The department has levied total fines of $15,000, including $10,500 for faulty reporting of value added tax and $3,700 for using illegal invoices.
The Casino Gaming Club is the only gambling facility approved to serve foreigners exclusively in Ha Long Bay City, but it has been in the red since 2013.
Last October, the company’s financial report stated that its losses in the third quarter had jumped 23 times from a year ago to more than $3.04 million.
Managers said most of its customers were from Taiwan and mainland China, but their numbers have dwindled in recent times.

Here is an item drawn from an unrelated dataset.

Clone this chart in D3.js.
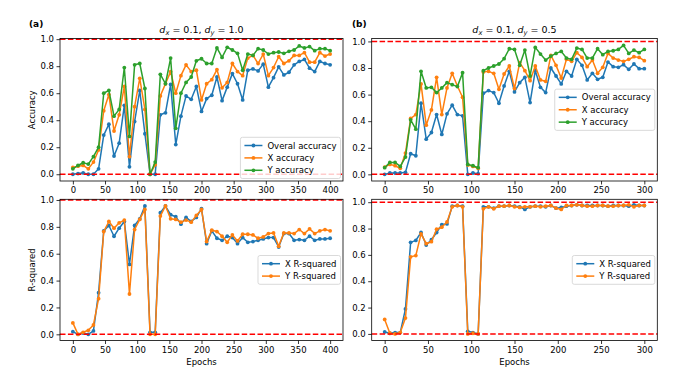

Revenue during the first quarter of 2018 totaled $2.92 million, the company’s financial report states. The property also generated $69,000 in profits after tax, which is a considerable increase from a loss of $908,000 during the same three months of 2017. However, it is believed that Royal International Corporation has accumulated loss of more than $7.4 million from its gambling operation on a total capital investment of around $30.5 million.
Casino officials have revealed that visitors from Taiwan represent their largest customer group and that the number of patrons from Mainland China has decreased significantly over the past several years. Chinese gamblers are the most popular customer group with stakeholders of the Asia-Pacific region’s casino industry due to their spending habits.
Patrons from China are targeted heavily by casinos in the area and competition has become even fiercer in the years after Chinese President Xi Jinping’s anti-graft campaign that resulted in high rollers steering away from Asia’s gambling mecca Macau and looking for other destinations to gamble without appearing on Chinese authorities’ radar screens.